GIVEN TASK — Using the data below, return word for word every line from the one holding "Write a LaTeX" down to the one holding "minimum width=140pt, minimum". Leave pictures out.

====== STORED RECORDS

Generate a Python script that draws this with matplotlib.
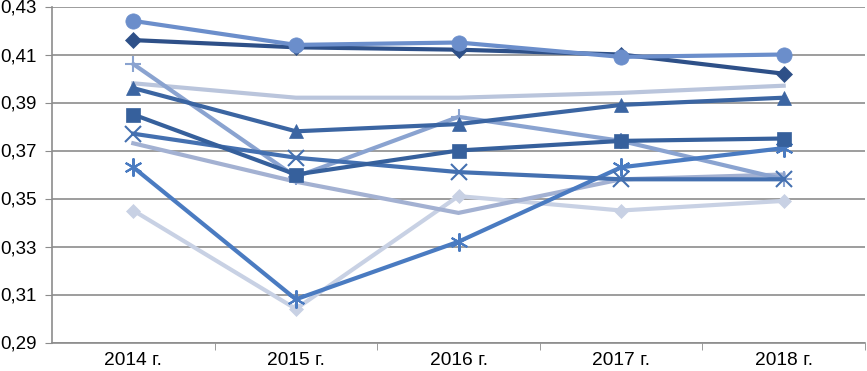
import matplotlib
matplotlib.use("Agg")
import matplotlib.pyplot as plt
from matplotlib.ticker import FixedLocator, FuncFormatter

years = ["2014 г.", "2015 г.", "2016 г.", "2017 г.", "2018 г."]

s_circle = [0.424, 0.414, 0.415, 0.409, 0.410]
s_diamond_dark = [0.416, 0.413, 0.412, 0.410, 0.402]
s_plus = [0.406, 0.359, 0.384, 0.374, 0.358]
s_plain_light = [0.398, 0.392, 0.392, 0.394, 0.397]
s_triangle = [0.396, 0.378, 0.381, 0.389, 0.392]
s_square = [0.385, 0.360, 0.370, 0.374, 0.375]
s_cross = [0.377, 0.367, 0.361, 0.358, 0.358]
s_plain_mid = [0.373, 0.357, 0.344, 0.358, 0.360]
s_star = [0.363, 0.308, 0.332, 0.363, 0.371]
s_diamond_light = [0.345, 0.304, 0.351, 0.345, 0.349]

# (values, color, marker, markersize)
series = [
    (s_diamond_light, "#c8d1e4", "D", 7),
    (s_plain_mid, "#a3b1d2", None, 0),
    (s_plain_light, "#bac5dc", None, 0),
    (s_plus, "#8aa3d0", "+", 12),
    (s_star, "#4a7bc1", (6, 2, 0), 13),
    (s_cross, "#4470b0", "x", 11),
    (s_square, "#36609c", "s", 10),
    (s_triangle, "#3b65a2", "^", 10),
    (s_diamond_dark, "#2e5088", "D", 8),
    (s_circle, "#6b8ecb", "o", 11),
]

plt.rcParams["font.family"] = ["Liberation Sans", "DejaVu Sans"]

fig = plt.figure(figsize=(8.67, 3.71), dpi=100)
ax = fig.add_axes([52 / 867, 1 - 342.5 / 371, 813 / 867, 336 / 371])

x = list(range(len(years)))
for vals, color, marker, ms in series:
    ax.plot(x, vals, color=color, lw=3.0, marker=marker, markersize=ms,
            markeredgewidth=1.5 if marker in ("+", "x", (6, 2, 0)) else 0.5,
            markeredgecolor=color, solid_joinstyle="miter", zorder=3)

ax.set_xlim(-0.5, len(years) - 0.5)
ax.set_ylim(0.29, 0.43)
ax.yaxis.set_major_locator(FixedLocator([0.29 + 0.02 * i for i in range(8)]))
ax.yaxis.set_major_formatter(FuncFormatter(lambda v, p: f"{v:.2f}".replace(".", ",")))
ax.set_xticks(x)
ax.set_xticklabels(years)
ax.set_xticks([i + 0.5 for i in range(len(years))], minor=True)

ax.grid(axis="y", color="#8c8c8c", lw=1.2, zorder=0)
for side in ("top", "right"):
    ax.spines[side].set_visible(False)
for side in ("left", "bottom"):
    ax.spines[side].set_color("#8c8c8c")
    ax.spines[side].set_linewidth(1.2)

ax.tick_params(axis="y", length=5, color="#8c8c8c", labelsize=13.5, pad=6)
ax.tick_params(axis="x", which="major", length=0, labelsize=13.8, pad=7)
ax.tick_params(axis="x", which="minor", length=5, color="#8c8c8c")

fig.savefig("out.png", dpi=100)
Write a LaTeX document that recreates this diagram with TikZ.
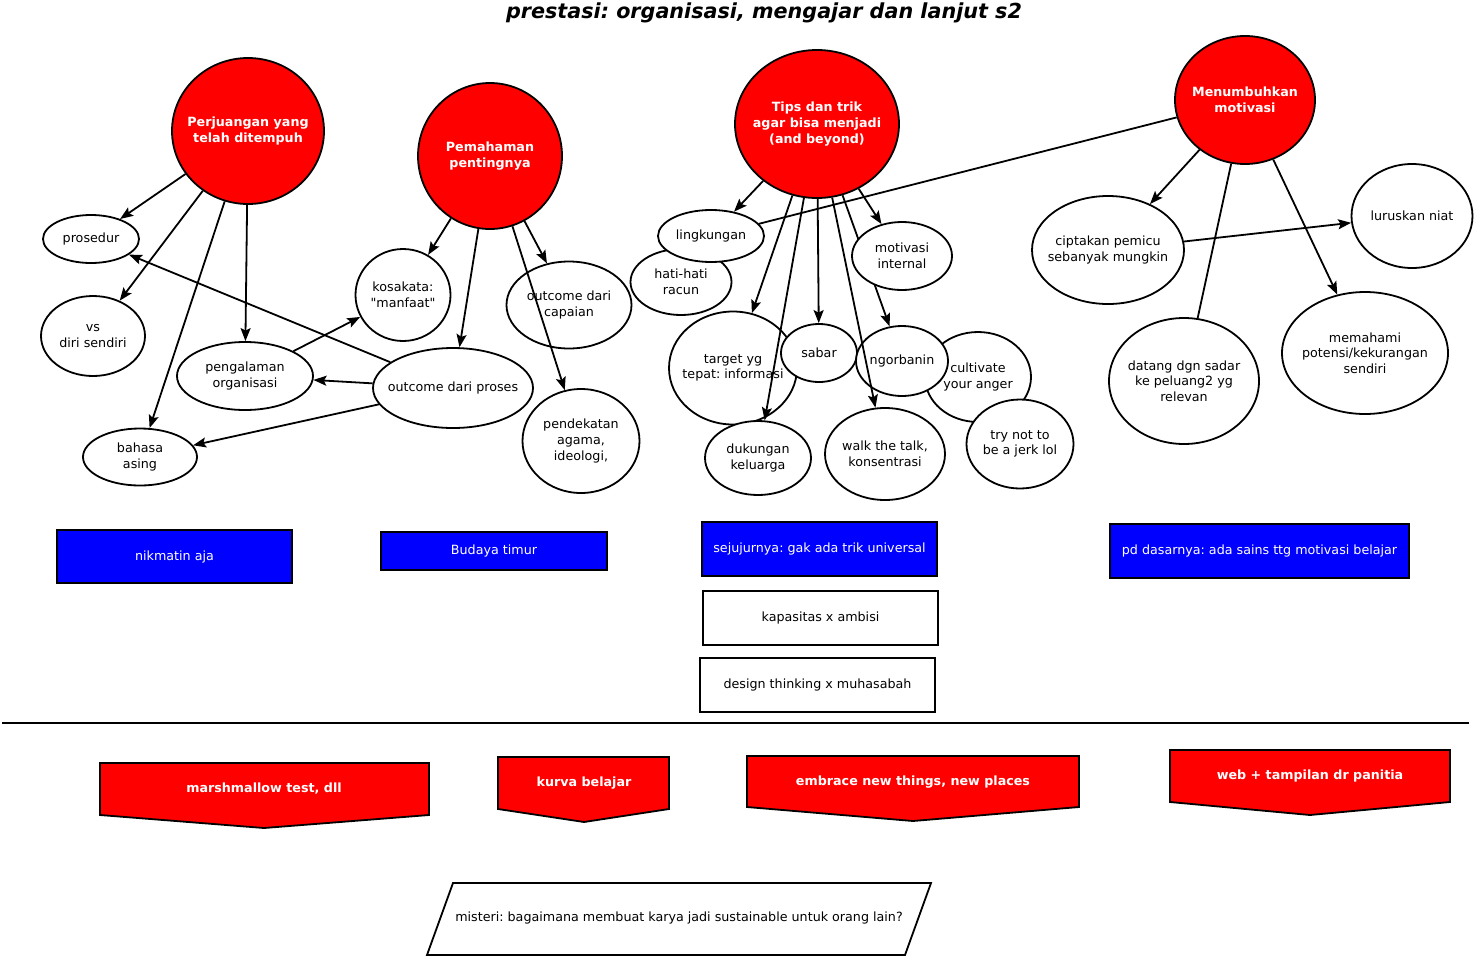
\documentclass[tikz,border=0pt]{standalone}
\usepackage{fontspec}
\setmainfont{DejaVu Sans}
\newfontfamily\qfont{DejaVu Sans}
\usetikzlibrary{shapes.geometric,arrows.meta}
\pgfdeclarelayer{bg}
\pgfsetlayers{bg,main}
\frenchspacing
\begin{document}
\frenchspacing
\begin{tikzpicture}[x=1pt,y=-1pt,
  every node/.style={font=\fontsize{12.7}{15.6}\selectfont},
  ell/.style={ellipse, draw, fill=white, line width=1.8pt, inner sep=0pt},
  rell/.style={ell, fill=red},
  txt/.style={align=center, inner sep=0pt, text=black},
  rtxt/.style={align=center, inner sep=0pt, text=white, font=\fontsize{12.7}{15.6}\selectfont\bfseries},
  bbox/.style={rectangle, draw, line width=1.8pt, fill=blue, text=white, inner sep=0pt},
  wbox/.style={rectangle, draw, line width=1.8pt, fill=white, text=black, inner sep=0pt},
  pent/.style={draw, line width=1.8pt, fill=red},
  arr/.style={line width=1.8pt, -{Stealth[length=13pt,width=10pt,inset=2.5pt]}},
  ln/.style={line width=1.8pt}
]
\useasboundingbox (0,0) rectangle (1475,956);

% title
\node[font=\fontsize{20.7}{24}\selectfont\bfseries\itshape] (title) at (764,13) {prestasi: organisasi, mengajar dan lanjut s2};

% main red nodes
\node[rell, minimum width=152pt, minimum height=146pt, label={[rtxt]center:{Perjuangan yang\\telah ditempuh}}] (perj) at (248,131) {};
\node[rell, minimum width=144pt, minimum height=146pt, label={[rtxt]center:{Pemahaman\\pentingnya}}] (pem) at (490,156) {};
\node[rell, minimum width=164pt, minimum height=148pt, label={[rtxt]center:{Tips dan trik\\agar bisa menjadi\\(and beyond)}}] (tips) at (817,124) {};
\node[rell, minimum width=140pt, minimum height=128pt, label={[rtxt]center:{Menumbuhkan\\motivasi}}] (menu) at (1245,100) {};

% left group
\node[ell, minimum width=96pt, minimum height=48pt, label={[txt]center:{prosedur}}] (pros) at (91,239) {};
\node[ell, minimum width=104pt, minimum height=80pt, label={[txt]center:{vs\\diri sendiri}}] (vs) at (93,336) {};
\node[ell, minimum width=114pt, minimum height=57pt, label={[txt]center:{bahasa\\asing}}] (bah) at (140,457) {};
\node[ell, minimum width=136pt, minimum height=68pt, label={[txt]center:{pengalaman\\organisasi}}] (peng) at (245,376) {};
\node[ell, minimum width=95pt, minimum height=92pt, label={[txt]center:{kosakata:\\{\qfont"manfaat"}}}] (kos) at (403,295) {};
\node[ell, minimum width=160pt, minimum height=80pt, label={[txt]center:{outcome dari proses}}] (outp) at (453,388) {};
\node[ell, minimum width=125pt, minimum height=87pt, label={[txt]center:{outcome dari\\capaian}}] (outc) at (569,305) {};
\node[ell, minimum width=117pt, minimum height=104pt, label={[txt]center:{pendekatan\\agama,\\ideologi,}}] (pend) at (581,441) {};

% tips group
\node[ell, minimum width=101pt, minimum height=66pt, label={[txt]center:{hati-hati\\racun}}] (hati) at (681,282) {};
\node[ell, minimum width=106pt, minimum height=52pt, label={[txt]center:{lingkungan}}] (lingk) at (711,236) {};
\node[ell, minimum width=128pt, minimum height=113pt, label={[txt]center:{target yg\\tepat: informasi}}] (targ) at (733,368) {};
\node[ell, minimum width=76pt, minimum height=58pt, label={[txt]center:{sabar}}] (sabar) at (819,353) {};
\node[ell, minimum width=106pt, minimum height=74pt, label={[txt]center:{dukungan\\keluarga}}] (duk) at (758,458) {};
\node[ell, minimum width=106pt, minimum height=90pt, label={[txt]center:{cultivate\\your anger}}] (cult) at (978,377) {};
\node[ell, minimum width=107pt, minimum height=89pt, label={[txt]center:{try not to\\be a jerk lol}}] (tryn) at (1020,444) {};
\node[ell, minimum width=92pt, minimum height=70pt, label={[txt]center:{ngorbanin}}] (ngor) at (902,361) {};
\node[ell, minimum width=120pt, minimum height=92pt, label={[txt]center:{walk the talk,\\konsentrasi}}] (walk) at (885,454) {};
\node[ell, minimum width=100pt, minimum height=68pt, label={[txt]center:{motivasi\\internal}}] (motiv) at (902,256) {};

% motivasi group
\node[ell, minimum width=152pt, minimum height=108pt, label={[txt]center:{ciptakan pemicu\\sebanyak mungkin}}] (cipt) at (1108,250) {};
\node[ell, minimum width=121pt, minimum height=104pt, label={[txt]center:{luruskan niat}}] (luru) at (1412,216) {};
\node[ell, minimum width=150pt, minimum height=126pt, label={[txt]center:{datang dgn sadar\\ke peluang2 yg\\relevan}}] (dat) at (1184,381) {};
\node[ell, minimum width=166pt, minimum height=122pt, label={[txt]center:{memahami\\potensi/kekurangan\\sendiri}}] (mem) at (1365,353) {};

% edges
\draw[arr] (perj) -- (pros);
\draw[arr] (perj) -- (vs);
\draw[arr] (perj) -- (bah);
\draw[arr] (perj) -- (peng);
\draw[arr] (pem) -- (kos);
\draw[arr] (pem) -- (outp);
\draw[arr] (pem) -- (outc);
\draw[arr] (pem) -- (pend);
\draw[arr] (outp) -- (pros);
\draw[arr] (outp) -- (peng);
\draw[arr] (outp) -- (bah);
\draw[arr] (peng) -- (kos);

\draw[arr] (tips) -- (lingk);
\draw[arr] (tips) -- (targ);
\draw[arr] (tips) -- (duk);
\draw[arr] (tips) -- (sabar);
\draw[arr] (tips) -- (walk);
\draw[arr] (tips) -- (motiv);
\begin{pgfonlayer}{bg}
\draw[arr] (tips) -- (ngor);
\end{pgfonlayer}

\draw[ln] (menu) -- (lingk);
\draw[arr] (menu) -- (cipt);
\draw[ln] (menu) -- (dat);
\draw[arr] (menu) -- (mem);
\draw[arr] (cipt) -- (luru);

% boxes
\node[bbox, minimum width=235pt, minimum height=53pt] (nik) at (174.5,556.5) {nikmatin aja};
\node[bbox, minimum width=226pt, minimum height=38pt] (bud) at (494,551) {Budaya timur};
\node[bbox, minimum width=235pt, minimum height=54pt] (sej) at (819.5,549) {sejujurnya: gak ada trik universal};
\node[bbox, minimum width=299pt, minimum height=54pt] (pdd) at (1259.5,551) {pd dasarnya: ada sains ttg motivasi belajar};
\node[wbox, minimum width=235pt, minimum height=54pt] (kap) at (820.5,618) {kapasitas x ambisi};
\node[wbox, minimum width=235pt, minimum height=54pt] (des) at (817.5,685) {design thinking x muhasabah};

% separator
\draw[line width=1.8pt] (2,723) -- (1469,723);

% pentagons
\draw[pent] (100,763) -- (429,763) -- (429,815) -- (264,828) -- (100,815) -- cycle;
\node[rtxt] (mar) at (264,789) {marshmallow test, dll};
\draw[pent] (498,757) -- (669,757) -- (669,809) -- (584,822) -- (498,809) -- cycle;
\node[rtxt] (kur) at (584,783) {kurva belajar};
\draw[pent] (747,756) -- (1079,756) -- (1079,807) -- (913,821) -- (747,807) -- cycle;
\node[rtxt] (emb) at (913,782) {embrace new things, new places};
\draw[pent] (1170,750) -- (1450,750) -- (1450,802) -- (1310,815) -- (1170,802) -- cycle;
\node[rtxt] (web) at (1310,776) {web + tampilan dr panitia};

% parallelogram
\draw[line width=1.8pt, fill=white] (453,883) -- (931,883) -- (905,955) -- (427,955) -- cycle;
\node[txt] (mis) at (679,918) {misteri: bagaimana membuat karya jadi sustainable untuk orang lain?};
\end{tikzpicture}
\end{document}
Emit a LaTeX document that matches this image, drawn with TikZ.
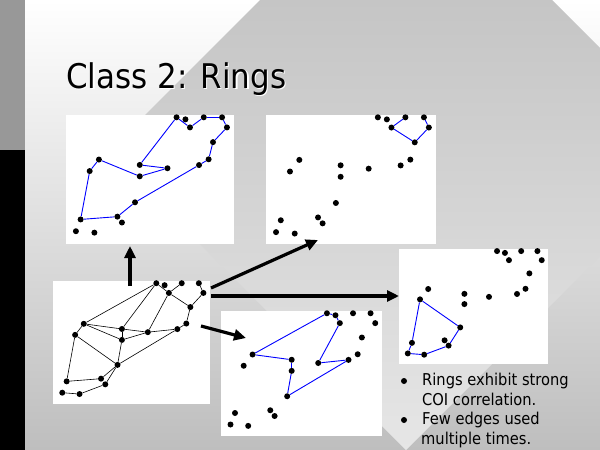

============

WORKED ANSWER —
Write a LaTeX document that recreates this diagram with TikZ.
\documentclass[tikz,border=0pt]{standalone}
\usepackage{fontspec}
\setmainfont{DejaVu Sans}
\newfontfamily\qfont{DejaVu Sans}
\usetikzlibrary{shapes.geometric,arrows.meta}
\pgfdeclarelayer{bg}
\pgfsetlayers{bg,main}
\frenchspacing
\begin{document}
\frenchspacing
\begin{tikzpicture}[x=1pt,y=-1pt,
  every node/.style={font=\fontsize{12.7}{15.6}\selectfont},
  ell/.style={ellipse, draw, fill=white, line width=1.8pt, inner sep=0pt},
  rell/.style={ell, fill=red},
  txt/.style={align=center, inner sep=0pt, text=black},
  rtxt/.style={align=center, inner sep=0pt, text=white, font=\fontsize{12.7}{15.6}\selectfont\bfseries},
  bbox/.style={rectangle, draw, line width=1.8pt, fill=blue, text=white, inner sep=0pt},
  wbox/.style={rectangle, draw, line width=1.8pt, fill=white, text=black, inner sep=0pt},
  pent/.style={draw, line width=1.8pt, fill=red},
  arr/.style={line width=1.8pt, -{Stealth[length=13pt,width=10pt,inset=2.5pt]}},
  ln/.style={line width=1.8pt}
]
\useasboundingbox (0,0) rectangle (1475,956);

% title
\node[font=\fontsize{20.7}{24}\selectfont\bfseries\itshape] (title) at (764,13) {prestasi: organisasi, mengajar dan lanjut s2};

% main red nodes
\node[rell, minimum width=152pt, minimum height=146pt, label={[rtxt]center:{Perjuangan yang\\telah ditempuh}}] (perj) at (248,131) {};
\node[rell, minimum width=144pt, minimum height=146pt, label={[rtxt]center:{Pemahaman\\pentingnya}}] (pem) at (490,156) {};
\node[rell, minimum width=164pt, minimum height=148pt, label={[rtxt]center:{Tips dan trik\\agar bisa menjadi\\(and beyond)}}] (tips) at (817,124) {};
\node[rell, minimum width=140pt, minimum height=128pt, label={[rtxt]center:{Menumbuhkan\\motivasi}}] (menu) at (1245,100) {};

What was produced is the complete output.